**Task objective**
Below are entries to be transcribed exactly; exclude the pictures from the copy.

####

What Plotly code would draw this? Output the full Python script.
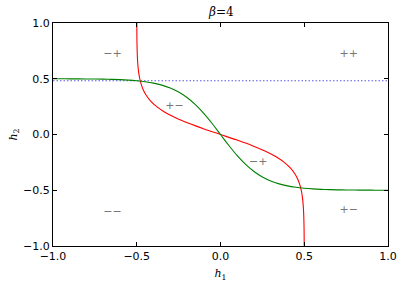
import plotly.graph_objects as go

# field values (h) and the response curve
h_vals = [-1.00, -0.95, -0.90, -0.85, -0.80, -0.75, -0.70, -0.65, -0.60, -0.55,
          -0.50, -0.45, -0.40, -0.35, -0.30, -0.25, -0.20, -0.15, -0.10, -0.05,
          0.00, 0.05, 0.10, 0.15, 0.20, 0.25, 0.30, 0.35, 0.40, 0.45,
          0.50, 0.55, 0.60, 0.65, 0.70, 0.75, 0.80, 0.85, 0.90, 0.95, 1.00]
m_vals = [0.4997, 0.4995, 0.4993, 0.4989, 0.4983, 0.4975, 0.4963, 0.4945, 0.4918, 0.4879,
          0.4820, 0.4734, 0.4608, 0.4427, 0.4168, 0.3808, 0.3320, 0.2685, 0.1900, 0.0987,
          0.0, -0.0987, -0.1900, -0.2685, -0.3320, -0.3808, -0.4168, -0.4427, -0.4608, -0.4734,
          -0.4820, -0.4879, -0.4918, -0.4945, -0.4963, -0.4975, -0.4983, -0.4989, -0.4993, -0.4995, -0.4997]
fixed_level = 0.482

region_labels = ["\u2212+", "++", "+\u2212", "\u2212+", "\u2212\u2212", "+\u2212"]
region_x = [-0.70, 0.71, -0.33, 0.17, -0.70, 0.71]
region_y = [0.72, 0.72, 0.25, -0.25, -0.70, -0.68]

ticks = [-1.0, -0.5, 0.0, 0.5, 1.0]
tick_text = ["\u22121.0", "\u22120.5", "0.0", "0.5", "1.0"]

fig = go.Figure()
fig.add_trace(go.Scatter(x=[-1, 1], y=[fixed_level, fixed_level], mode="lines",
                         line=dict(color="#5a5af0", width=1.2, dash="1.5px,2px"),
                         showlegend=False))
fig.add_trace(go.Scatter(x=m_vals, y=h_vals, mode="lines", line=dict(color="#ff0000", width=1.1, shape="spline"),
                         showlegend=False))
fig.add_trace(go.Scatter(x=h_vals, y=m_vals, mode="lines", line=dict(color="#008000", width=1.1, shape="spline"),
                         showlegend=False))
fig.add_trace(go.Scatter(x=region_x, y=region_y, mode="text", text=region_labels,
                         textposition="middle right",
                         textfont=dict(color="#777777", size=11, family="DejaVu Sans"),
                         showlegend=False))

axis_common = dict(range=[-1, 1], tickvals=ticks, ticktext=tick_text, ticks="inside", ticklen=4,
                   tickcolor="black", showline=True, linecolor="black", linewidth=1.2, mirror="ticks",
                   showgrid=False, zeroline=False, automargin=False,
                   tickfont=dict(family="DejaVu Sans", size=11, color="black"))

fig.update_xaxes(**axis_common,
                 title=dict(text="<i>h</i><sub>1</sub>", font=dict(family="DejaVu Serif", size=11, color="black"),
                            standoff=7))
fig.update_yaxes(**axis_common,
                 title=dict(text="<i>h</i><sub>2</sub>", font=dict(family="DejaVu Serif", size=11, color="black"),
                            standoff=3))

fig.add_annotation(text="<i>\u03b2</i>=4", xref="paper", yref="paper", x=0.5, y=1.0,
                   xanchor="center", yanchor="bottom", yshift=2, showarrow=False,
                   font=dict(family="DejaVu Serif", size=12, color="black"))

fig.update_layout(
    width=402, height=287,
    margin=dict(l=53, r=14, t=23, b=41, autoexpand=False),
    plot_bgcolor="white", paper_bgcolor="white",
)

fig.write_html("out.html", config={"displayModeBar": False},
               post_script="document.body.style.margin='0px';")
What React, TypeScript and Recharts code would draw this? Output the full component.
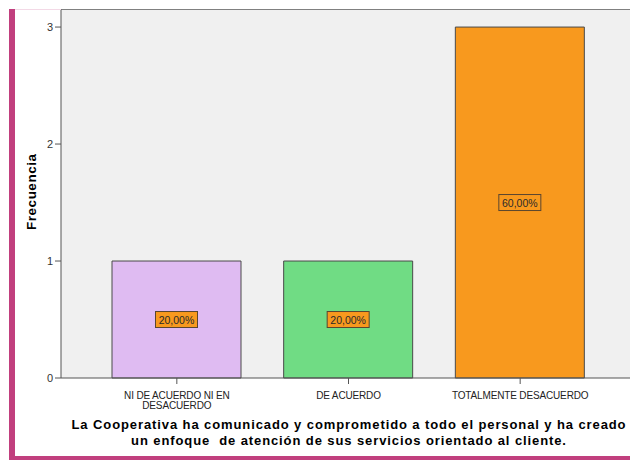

####

**Response to this task**
What Plotly code would draw this? Output the full Python script.
import plotly.graph_objects as go

# field values (h) and the response curve
h_vals = [-1.00, -0.95, -0.90, -0.85, -0.80, -0.75, -0.70, -0.65, -0.60, -0.55,
          -0.50, -0.45, -0.40, -0.35, -0.30, -0.25, -0.20, -0.15, -0.10, -0.05,
          0.00, 0.05, 0.10, 0.15, 0.20, 0.25, 0.30, 0.35, 0.40, 0.45,
          0.50, 0.55, 0.60, 0.65, 0.70, 0.75, 0.80, 0.85, 0.90, 0.95, 1.00]
m_vals = [0.4997, 0.4995, 0.4993, 0.4989, 0.4983, 0.4975, 0.4963, 0.4945, 0.4918, 0.4879,
          0.4820, 0.4734, 0.4608, 0.4427, 0.4168, 0.3808, 0.3320, 0.2685, 0.1900, 0.0987,
          0.0, -0.0987, -0.1900, -0.2685, -0.3320, -0.3808, -0.4168, -0.4427, -0.4608, -0.4734,
          -0.4820, -0.4879, -0.4918, -0.4945, -0.4963, -0.4975, -0.4983, -0.4989, -0.4993, -0.4995, -0.4997]
fixed_level = 0.482

region_labels = ["\u2212+", "++", "+\u2212", "\u2212+", "\u2212\u2212", "+\u2212"]
region_x = [-0.70, 0.71, -0.33, 0.17, -0.70, 0.71]
region_y = [0.72, 0.72, 0.25, -0.25, -0.70, -0.68]

ticks = [-1.0, -0.5, 0.0, 0.5, 1.0]
tick_text = ["\u22121.0", "\u22120.5", "0.0", "0.5", "1.0"]

fig = go.Figure()
fig.add_trace(go.Scatter(x=[-1, 1], y=[fixed_level, fixed_level], mode="lines",
                         line=dict(color="#5a5af0", width=1.2, dash="1.5px,2px"),
                         showlegend=False))
fig.add_trace(go.Scatter(x=m_vals, y=h_vals, mode="lines", line=dict(color="#ff0000", width=1.1, shape="spline"),
                         showlegend=False))
fig.add_trace(go.Scatter(x=h_vals, y=m_vals, mode="lines", line=dict(color="#008000", width=1.1, shape="spline"),
                         showlegend=False))
fig.add_trace(go.Scatter(x=region_x, y=region_y, mode="text", text=region_labels,
                         textposition="middle right",
                         textfont=dict(color="#777777", size=11, family="DejaVu Sans"),
                         showlegend=False))

axis_common = dict(range=[-1, 1], tickvals=ticks, ticktext=tick_text, ticks="inside", ticklen=4,
                   tickcolor="black", showline=True, linecolor="black", linewidth=1.2, mirror="ticks",
                   showgrid=False, zeroline=False, automargin=False,
                   tickfont=dict(family="DejaVu Sans", size=11, color="black"))

fig.update_xaxes(**axis_common,
                 title=dict(text="<i>h</i><sub>1</sub>", font=dict(family="DejaVu Serif", size=11, color="black"),
                            standoff=7))
fig.update_yaxes(**axis_common,
                 title=dict(text="<i>h</i><sub>2</sub>", font=dict(family="DejaVu Serif", size=11, color="black"),
                            standoff=3))

fig.add_annotation(text="<i>\u03b2</i>=4", xref="paper", yref="paper", x=0.5, y=1.0,
                   xanchor="center", yanchor="bottom", yshift=2, showarrow=False,
                   font=dict(family="DejaVu Serif", size=12, color="black"))

fig.update_layout(
    width=402, height=287,
    margin=dict(l=53, r=14, t=23, b=41, autoexpand=False),
    plot_bgcolor="white", paper_bgcolor="white",
)

fig.write_html("out.html", config={"displayModeBar": False},
               post_script="document.body.style.margin='0px';")
What React, TypeScript and Recharts code would draw this? Output the full component.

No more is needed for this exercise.